Saturday, April 08, 2006

work laws in France and Oz


Don’t want to get too deeply embroiled in the economics of the situation, being thoroughly inexpert, but this rather different look at the current labor pains in France, courtesy of Jason Soon of Catallaxy, has got me thinking.

As to the situation here, the obvious difference is that, according to many, the labor market didn’t particularly need reforming, but the ideologues of the government, most notably Howard himself, were determined to introduce sweeping changes. The huge array of comments to Quiggin's brief post here gives an indication of the elite’s responses, both right and left, and it begins to look as if the government has misjudged public opinion on this.
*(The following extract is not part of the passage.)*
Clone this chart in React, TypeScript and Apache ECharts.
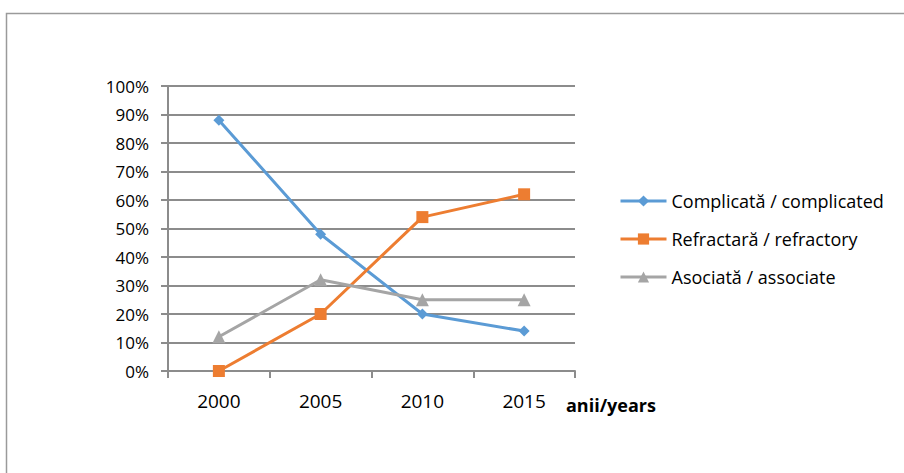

The difficulty in all this is that I do see obvious problems for employers who aren’t able to rid themselves of dead wood, just as I see problems for workers whose job security is at the caprice of their employers. I don’t have any neat answers, but this government is clearly throwing its weight behind employers, with its eye on big-picture profitability and productivity at the expense of ordinary folks’ security. However, as one commentator put it, if the culture were changed in such a way that the stigma associated with being sacked was greatly reduced, as is apparently the case in the US, people would, theoretically, be able to switch about until they found their proper niche. Sounds to me like wishful thinking though. I mean, I’m sure there’s still plenty of stigma associated with being sacked in the US. Anyway, the issue in Australia, it seems to me, is the government’s war against collective bargaining and its obsession with sidelining trade unions. Of course, collective bargaining has in any case been seriously weakened by the increasing diversity of workplaces, but what hasn’t changed is the power imbalance, in which employers sack workers, not for capricious reasons, since their reasons usually seem rational to them, but for short-term (or even long-term) reasons to do solely with their interests. What I’d like to see, of course, is agreements which really are agreements. Current AWAs are shambolic agreements for obvious reasons. I’m probably being idealistic, but there should a more truly negotiated approach between employer and employee. They need each other after all.